The song, “The Rope” revels in the negative space. Don describes it as “the flip side to my golden energy and my accomplished goals, coming from a cool and calculated perspective.” The song is an echo chamber dedicated to the roadblocks and people who held him – and themselves – back from success. “The Rope” is about anger, and it’s directed at people who aren’t “making art for art’s sake.”
“Ending up in rooms with people with different intentions that you – your intentions separate you – a love of the art separates you. Most of my career has been very isolated, although I’ve contributed the most to the scene in Memphis. I’ve been ignoring how I’ve been getting disrespected in various ways.”
Don addresses the separation he’s felt because he’s not labeled as a “street rapper,” and the country influence on the song comes as a warming. Don makes one thing clear to me – we WILL hear him rapping in the future.

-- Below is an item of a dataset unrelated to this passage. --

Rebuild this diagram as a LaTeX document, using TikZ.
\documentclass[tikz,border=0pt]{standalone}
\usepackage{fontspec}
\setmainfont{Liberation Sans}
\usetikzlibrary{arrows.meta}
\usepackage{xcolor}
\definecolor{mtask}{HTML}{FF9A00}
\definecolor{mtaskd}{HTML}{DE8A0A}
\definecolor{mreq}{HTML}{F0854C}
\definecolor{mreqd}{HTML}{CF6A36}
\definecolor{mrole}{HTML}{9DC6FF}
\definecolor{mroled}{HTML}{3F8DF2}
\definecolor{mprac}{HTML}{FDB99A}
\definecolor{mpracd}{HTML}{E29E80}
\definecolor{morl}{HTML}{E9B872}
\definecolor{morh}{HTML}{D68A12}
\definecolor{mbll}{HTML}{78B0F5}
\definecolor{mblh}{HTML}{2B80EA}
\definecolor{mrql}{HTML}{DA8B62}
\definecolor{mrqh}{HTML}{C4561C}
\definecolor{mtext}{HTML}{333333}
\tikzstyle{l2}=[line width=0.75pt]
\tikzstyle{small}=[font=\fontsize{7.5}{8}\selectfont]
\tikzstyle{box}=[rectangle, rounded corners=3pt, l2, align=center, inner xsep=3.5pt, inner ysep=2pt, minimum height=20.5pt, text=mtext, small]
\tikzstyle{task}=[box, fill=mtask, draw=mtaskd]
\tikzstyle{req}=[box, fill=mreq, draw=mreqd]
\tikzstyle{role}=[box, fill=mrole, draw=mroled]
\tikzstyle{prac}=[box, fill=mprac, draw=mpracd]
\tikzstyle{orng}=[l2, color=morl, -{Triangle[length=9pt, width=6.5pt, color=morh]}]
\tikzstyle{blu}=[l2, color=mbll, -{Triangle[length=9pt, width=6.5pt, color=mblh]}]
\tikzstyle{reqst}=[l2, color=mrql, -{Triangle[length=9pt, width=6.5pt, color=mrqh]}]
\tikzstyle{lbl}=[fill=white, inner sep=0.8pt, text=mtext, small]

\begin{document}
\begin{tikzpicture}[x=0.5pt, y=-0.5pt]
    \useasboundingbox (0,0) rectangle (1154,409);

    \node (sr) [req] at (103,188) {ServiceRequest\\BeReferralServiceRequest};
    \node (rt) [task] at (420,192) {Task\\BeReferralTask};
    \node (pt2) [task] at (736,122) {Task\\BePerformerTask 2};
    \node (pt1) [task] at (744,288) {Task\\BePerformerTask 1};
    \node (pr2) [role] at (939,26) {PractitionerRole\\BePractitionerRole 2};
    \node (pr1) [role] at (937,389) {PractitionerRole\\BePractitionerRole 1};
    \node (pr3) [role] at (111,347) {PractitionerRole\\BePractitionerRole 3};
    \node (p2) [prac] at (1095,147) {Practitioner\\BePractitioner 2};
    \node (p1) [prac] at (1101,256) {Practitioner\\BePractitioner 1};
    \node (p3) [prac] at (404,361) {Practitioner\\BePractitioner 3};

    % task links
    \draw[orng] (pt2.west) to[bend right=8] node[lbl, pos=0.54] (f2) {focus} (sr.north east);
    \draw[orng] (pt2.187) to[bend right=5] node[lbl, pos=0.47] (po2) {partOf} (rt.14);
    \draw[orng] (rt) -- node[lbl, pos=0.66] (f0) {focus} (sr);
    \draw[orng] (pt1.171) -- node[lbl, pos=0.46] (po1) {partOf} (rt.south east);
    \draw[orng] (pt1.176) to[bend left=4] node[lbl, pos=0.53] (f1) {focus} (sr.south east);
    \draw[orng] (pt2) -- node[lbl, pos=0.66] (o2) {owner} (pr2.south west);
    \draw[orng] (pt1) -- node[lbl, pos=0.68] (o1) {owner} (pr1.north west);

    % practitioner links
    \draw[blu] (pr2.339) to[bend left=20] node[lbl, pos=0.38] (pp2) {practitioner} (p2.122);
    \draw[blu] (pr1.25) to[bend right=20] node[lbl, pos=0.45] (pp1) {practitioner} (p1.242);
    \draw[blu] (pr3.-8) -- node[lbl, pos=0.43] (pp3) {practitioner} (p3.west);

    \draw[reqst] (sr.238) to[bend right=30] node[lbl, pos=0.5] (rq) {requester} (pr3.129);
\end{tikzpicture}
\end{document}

The music video for “The Rope” is a moving, slightly disturbing play on religious motifs. The lyrics are sinister and threaten and meditate on the position his enemies have put themselves in, and the things they’ve subjected him to. The video opens with a man tied to a tree while Don Lifted wears a white lace mask and plays chess with death. After the intro, the lyrics breakdown into a quick-rhythmic outpouring of monotone rap from Don:
“Don't you forget that I made all the rules / When locals was stuck and then lacking the views,
Bagging them up and flipping to move / Packing them out and then come out on blue,
Counting my money on toilet seat views / And I ain't even got to my finishing move, don't fuck with the dude.”
The video cuts to a scene where Don Lifted sits at a long table alongside many masked men. “They’re all Judas”, he explains when I press the meaning. Don expresses that he feels the song is too aggressive for his next album, although if I didn’t pay close attention to the lyrics I may have missed the aggression altogether. Although the lyrics and visuals are anything but subtle, the incredible crafting of the song can supersede all else.
Armed with publicity, signed to a label, and a largely recognizable figure in Memphis, the artist states that he plans to stay put where he’s at. Although moving closer to the music industry at large is an easy call most artists make, it would be doing a disservice to the inspiration Don feels by occupying Memphis. Memphis, with its many flaws, serves as a reluctant muse, woven into the fabric of Don Lifted’s music and coloring the landscape of his creations.